- Records for the task:
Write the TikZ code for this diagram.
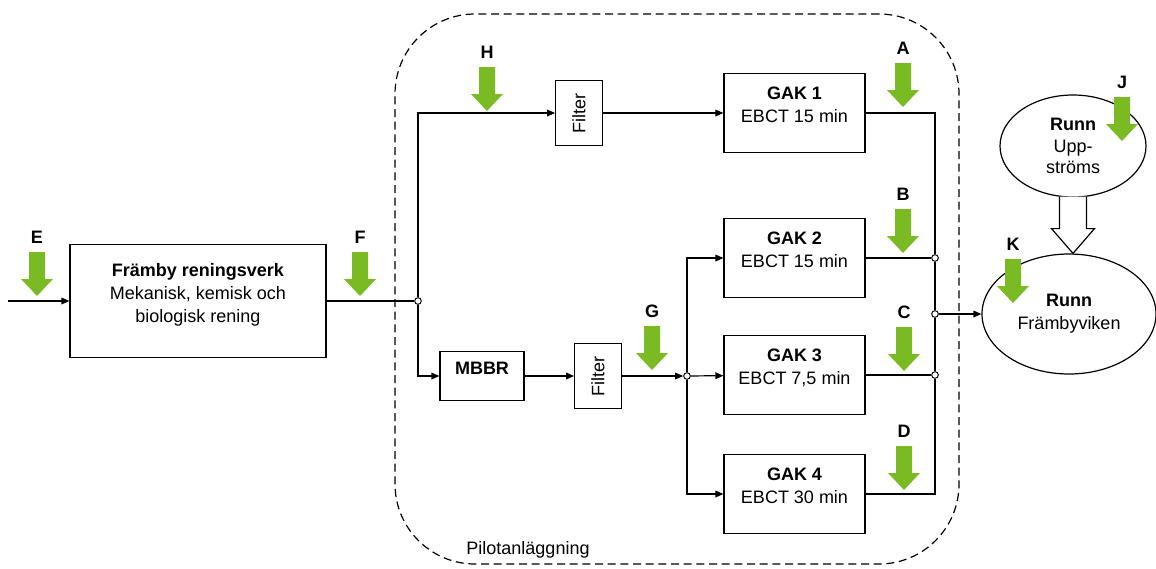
\documentclass[tikz,border=0pt]{standalone}
\usepackage{fontspec}
\setmainfont{Liberation Sans}
\usetikzlibrary{shapes.geometric, arrows.meta, positioning, calc}
\definecolor{leaf}{RGB}{122,187,36}

\begin{document}
\begin{tikzpicture}[
    x=0.75pt, y=-0.75pt,
    line width=0.9pt,
    font=\fontsize{13.5}{17}\selectfont,
    box/.style={
      draw,
      fill=white,
      align=center,
      inner sep=2pt,
      minimum width=105.75pt,
      minimum height=59.25pt,
      execute at end node={\rule[-12pt]{0pt}{0pt}}
    },
    filt/.style={draw, fill=white, rotate=90, inner sep=0pt,
      minimum width=48.75pt, minimum height=35pt},
    pond/.style={draw, fill=white, ellipse, align=center, inner sep=0pt},
    dot/.style={circle, draw, fill=white, inner sep=0pt, minimum size=5pt, line width=0.7pt},
    frame/.style={draw, dash pattern=on 6pt off 3.5pt, rounded corners=60pt,
      inner sep=0pt, minimum width=423pt, minimum height=412.5pt},
    tag/.style={font=\fontsize{13.5}{16}\selectfont\bfseries},
    arrow/.style={-{Triangle[length=6pt, width=5pt]}},
    probe/.pic={
      \fill[leaf] (-8,0) -- (8,0) -- (8,27) -- (16,27) -- (0,44) -- (-16,27) -- (-8,27) -- cycle;
      \node[tag] (-tag) at (0,-15) {#1};
    }
  ]
    \useasboundingbox (0,0) rectangle (1156,568);

    \node[frame] (pilot) at (677,289) {};
    \node (pilotname) at (528,550) {Pilotanläggning};

    \node[box, minimum width=192pt, minimum height=84.75pt] (plant) at (198,301)
      {\textbf{Främby reningsverk}\\Mekanisk, kemisk och\\biologisk rening};
    \node[filt] (filt1) at (579,113) {Filter};
    \node[box, minimum width=63pt, minimum height=36.75pt] (mbbr) at (482,376) {\textbf{MBBR}};
    \node[filt] (filt2) at (598,376) {Filter};

    \node[box] (gak1) at (794.5,113) {\textbf{GAK 1}\\EBCT 15 min};
    \node[box] (gak2) at (794.5,258) {\textbf{GAK 2}\\EBCT 15 min};
    \node[box] (gak3) at (794.5,375) {\textbf{GAK 3}\\EBCT 7,5 min};
    \node[box] (gak4) at (794.5,494) {\textbf{GAK 4}\\EBCT 30 min};

    \node[pond, minimum width=109.5pt, minimum height=76.5pt,
      font=\fontsize{13.5}{16}\selectfont] (upp) at (1073,146)
      {\textbf{Runn}\\Upp-\\ströms};
    \node[pond, minimum width=130.5pt, minimum height=90pt] (fram) at (1069,314)
      {\textbf{Runn}\\Främbyviken};

    \coordinate (src) at (8,301);
    \node[dot] (j1) at (418,301) {};
    \node[dot] (j2) at (687,376) {};
    \node[dot] (j3) at (935,258) {};
    \node[dot] (j4) at (935,314) {};
    \node[dot] (j5) at (935,375) {};

    \draw[arrow] (src) -- (plant);
    \draw (plant) -- (j1);
    \draw[arrow] (j1) |- (filt1);
    \draw[arrow] (j1) |- (mbbr);
    \draw[arrow] (filt1) -- (gak1);
    \draw[arrow] (mbbr) -- (filt2);
    \draw[arrow] (filt2) -- (j2);
    \draw[arrow] (j2) |- (gak2);
    \draw[arrow] (j2) -- (gak3);
    \draw[arrow] (j2) |- (gak4);

    \draw (gak1) -| (j3);
    \draw (gak2) -- (j3);
    \draw (j3) -- (j4);
    \draw (j4) -- (j5);
    \draw (gak3) -- (j5);
    \draw (gak4) -| (j5);
    \draw[arrow] (j4) -- (fram);

    \draw[fill=white] ($(upp.south)+(-13.5,-1)$) -- ($(upp.south)+(-13.5,31)$)
      -- ($(upp.south)+(-21.5,31)$) -- (upp.south |- fram.north)
      -- ($(upp.south)+(21.5,31)$) -- ($(upp.south)+(13.5,31)$)
      -- ($(upp.south)+(13.5,-1)$);

    \pic (pE) at (37,252) {probe=E};
    \pic (pF) at (360,252) {probe=F};
    \pic (pH) at (487,67) {probe=H};
    \pic (pA) at (903,63) {probe=A};
    \pic (pB) at (903,209) {probe=B};
    \pic (pG) at (652,326) {probe=G};
    \pic (pC) at (904,327) {probe=C};
    \pic (pD) at (904,446) {probe=D};
    \pic (pJ) at (1122,97) {probe=J};
    \pic (pK) at (1013,259) {probe=K};
  \end{tikzpicture}
\end{document}
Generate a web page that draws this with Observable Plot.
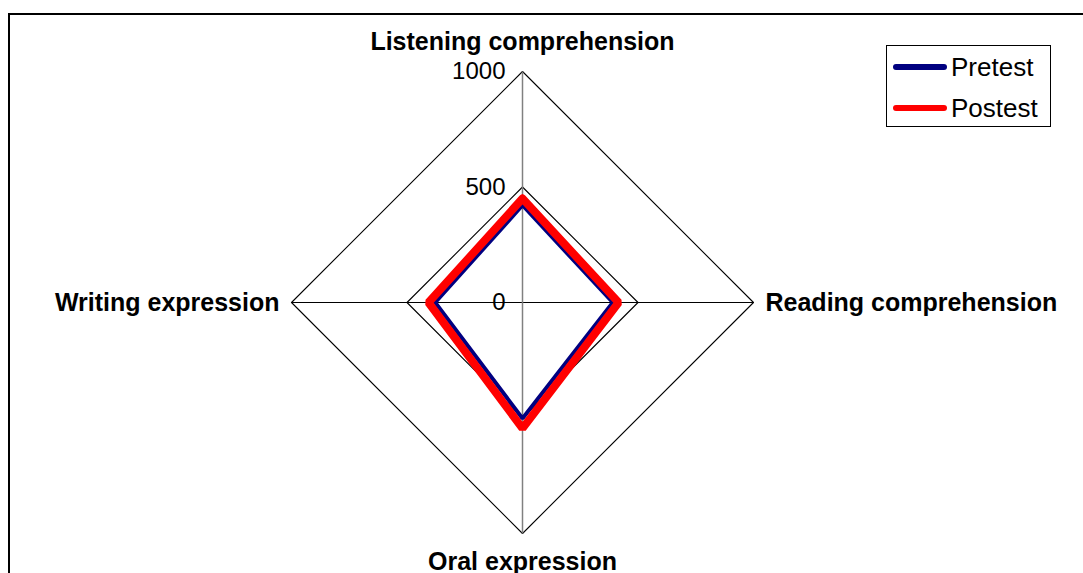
<!DOCTYPE html>
<html>
<head>
<meta charset="utf-8">
<script src="https://cdn.jsdelivr.net/npm/d3@7"></script>
<script src="https://cdn.jsdelivr.net/npm/@observablehq/plot@0.6"></script>
<style>
  html, body { margin: 0; padding: 0; background: #fff; }
  body { width: 1083px; height: 573px; position: relative; overflow: hidden; font-family: "Liberation Sans", Arial, sans-serif; }
  #frame { position: absolute; left: 8px; top: 13px; width: 1100px; height: 600px; border-left: 2px solid #000; border-top: 2px solid #000; }
  #chart { position: absolute; left: 0; top: 0; }
  #legend { position: absolute; left: 886px; top: 45px; width: 163px; height: 80px; border: 1px solid #000; background: #fff; }
  .row { position: absolute; left: 6px; height: 30px; display: flex; align-items: center; }
  .sw { width: 54px; height: 6px; border-radius: 3px; margin-right: 4px; }
  .lab { font-size: 26px; color: #000; line-height: 30px; }
</style>
</head>
<body>
<div id="frame"></div>
<div id="chart"></div>
<div id="legend"></div>
<script>
// ---- data ----
const axes = ["Listening comprehension", "Reading comprehension", "Oral expression", "Writing expression"];
const pretest = [421, 391, 502, 378];
const postest = [450, 416, 545, 407];
const ringTicks = [0, 500, 1000];
const seriesNames = ["Pretest", "Postest"];
const seriesColors = ["#000080", "#ff0000"];

// ---- geometry helpers (polar -> cartesian in data units) ----
const W = 1083, H = 573, cx = 522, cy = 302, k = 0.231; // px per unit
const ang = i => (i * Math.PI) / 2; // clockwise from top
const px = (i, v) => v * Math.sin(ang(i));
const py = (i, v) => v * Math.cos(ang(i));

const ringPts = [];
for (const r of ringTicks.filter(t => t > 0)) {
  for (let i = 0; i <= axes.length; i++) {
    const j = i % axes.length;
    ringPts.push({ring: r, x: px(j, r), y: py(j, r)});
  }
}
const seriesPts = [];
[pretest, postest].forEach((vals, s) => {
  for (let i = 0; i <= axes.length; i++) {
    const j = i % axes.length;
    seriesPts.push({series: seriesNames[s], x: px(j, vals[j]), y: py(j, vals[j])});
  }
});
const maxR = d3.max(ringTicks);
const spokes = axes.map((a, i) => ({axis: a, x1: 0, y1: 0, x2: px(i, maxR), y2: py(i, maxR), vertical: i % 2 === 0}));
const labels = axes.map((a, i) => ({axis: a, i, x: px(i, maxR), y: py(i, maxR)}));
const tickLabels = ringTicks.map(t => ({t, x: 0, y: t}));

const font = "Liberation Sans, Arial, sans-serif";

const chart = Plot.plot({
  width: W, height: H,
  margin: 0,
  x: {domain: [-cx / k, (W - cx) / k], axis: null},
  y: {domain: [-(H - cy) / k, cy / k], axis: null},
  marks: [
    Plot.line(ringPts, {x: "x", y: "y", z: "ring", stroke: "#000", strokeWidth: 1.1}),
    Plot.link(spokes.filter(d => !d.vertical), {x1: "x1", y1: "y1", x2: "x2", y2: "y2", stroke: "#000", strokeWidth: 1}),
    Plot.link(spokes.filter(d => d.vertical), {x1: "x1", y1: "y1", x2: "x2", y2: "y2", stroke: "#808080", strokeWidth: 1.5}),
    Plot.line(seriesPts.filter(d => d.series === "Pretest"), {x: "x", y: "y", stroke: seriesColors[0], strokeWidth: 4, strokeLinejoin: "miter", curve: "linear"}),
    Plot.line(seriesPts.filter(d => d.series === "Postest"), {x: "x", y: "y", stroke: seriesColors[1], strokeWidth: 8, strokeLinejoin: "miter", curve: "linear"}),
    Plot.text(tickLabels, {x: "x", y: "y", text: d => String(d.t), textAnchor: "end", dx: -17, fontSize: 24, fontFamily: font, fill: "#000"}),
    Plot.text(labels.filter(d => d.i === 0), {x: "x", y: "y", text: "axis", dy: -30, fontSize: 25, fontWeight: "bold", fontFamily: font, fill: "#000"}),
    Plot.text(labels.filter(d => d.i === 2), {x: "x", y: "y", text: "axis", dy: 28, fontSize: 25, fontWeight: "bold", fontFamily: font, fill: "#000"}),
    Plot.text(labels.filter(d => d.i === 1), {x: "x", y: "y", text: "axis", textAnchor: "start", dx: 12, fontSize: 25, fontWeight: "bold", fontFamily: font, fill: "#000"}),
    Plot.text(labels.filter(d => d.i === 3), {x: "x", y: "y", text: "axis", textAnchor: "end", dx: -12, fontSize: 25, fontWeight: "bold", fontFamily: font, fill: "#000"})
  ]
});
chart.style.background = "transparent";
document.getElementById("chart").appendChild(chart);

// legend
const leg = document.getElementById("legend");
seriesNames.forEach((n, i) => {
  const row = document.createElement("div");
  row.className = "row";
  row.style.top = (6 + i * 41) + "px";
  const sw = document.createElement("div");
  sw.className = "sw";
  sw.style.background = seriesColors[i];
  const lab = document.createElement("span");
  lab.className = "lab";
  lab.textContent = n;
  row.appendChild(sw); row.appendChild(lab);
  leg.appendChild(row);
});
</script>
</body>
</html>
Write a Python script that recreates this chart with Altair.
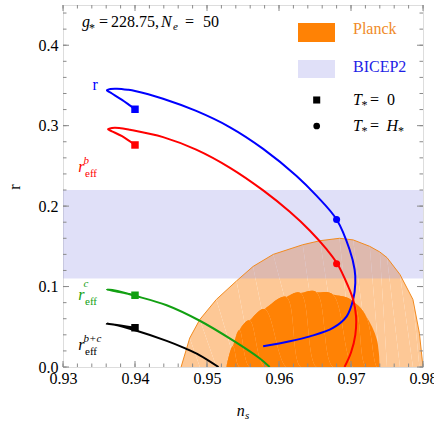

- Exercise brief: Up to and including the line that contains "(pilotname) at (528,550)", print the records above exactly from their first line, without any pictures.

- Output for this exercise:
Write the TikZ code for this diagram.
\documentclass[tikz,border=0pt]{standalone}
\usepackage{fontspec}
\setmainfont{Liberation Sans}
\usetikzlibrary{shapes.geometric, arrows.meta, positioning, calc}
\definecolor{leaf}{RGB}{122,187,36}

\begin{document}
\begin{tikzpicture}[
    x=0.75pt, y=-0.75pt,
    line width=0.9pt,
    font=\fontsize{13.5}{17}\selectfont,
    box/.style={
      draw,
      fill=white,
      align=center,
      inner sep=2pt,
      minimum width=105.75pt,
      minimum height=59.25pt,
      execute at end node={\rule[-12pt]{0pt}{0pt}}
    },
    filt/.style={draw, fill=white, rotate=90, inner sep=0pt,
      minimum width=48.75pt, minimum height=35pt},
    pond/.style={draw, fill=white, ellipse, align=center, inner sep=0pt},
    dot/.style={circle, draw, fill=white, inner sep=0pt, minimum size=5pt, line width=0.7pt},
    frame/.style={draw, dash pattern=on 6pt off 3.5pt, rounded corners=60pt,
      inner sep=0pt, minimum width=423pt, minimum height=412.5pt},
    tag/.style={font=\fontsize{13.5}{16}\selectfont\bfseries},
    arrow/.style={-{Triangle[length=6pt, width=5pt]}},
    probe/.pic={
      \fill[leaf] (-8,0) -- (8,0) -- (8,27) -- (16,27) -- (0,44) -- (-16,27) -- (-8,27) -- cycle;
      \node[tag] (-tag) at (0,-15) {#1};
    }
  ]
    \useasboundingbox (0,0) rectangle (1156,568);

    \node[frame] (pilot) at (677,289) {};
    \node (pilotname) at (528,550) {Pilotanläggning};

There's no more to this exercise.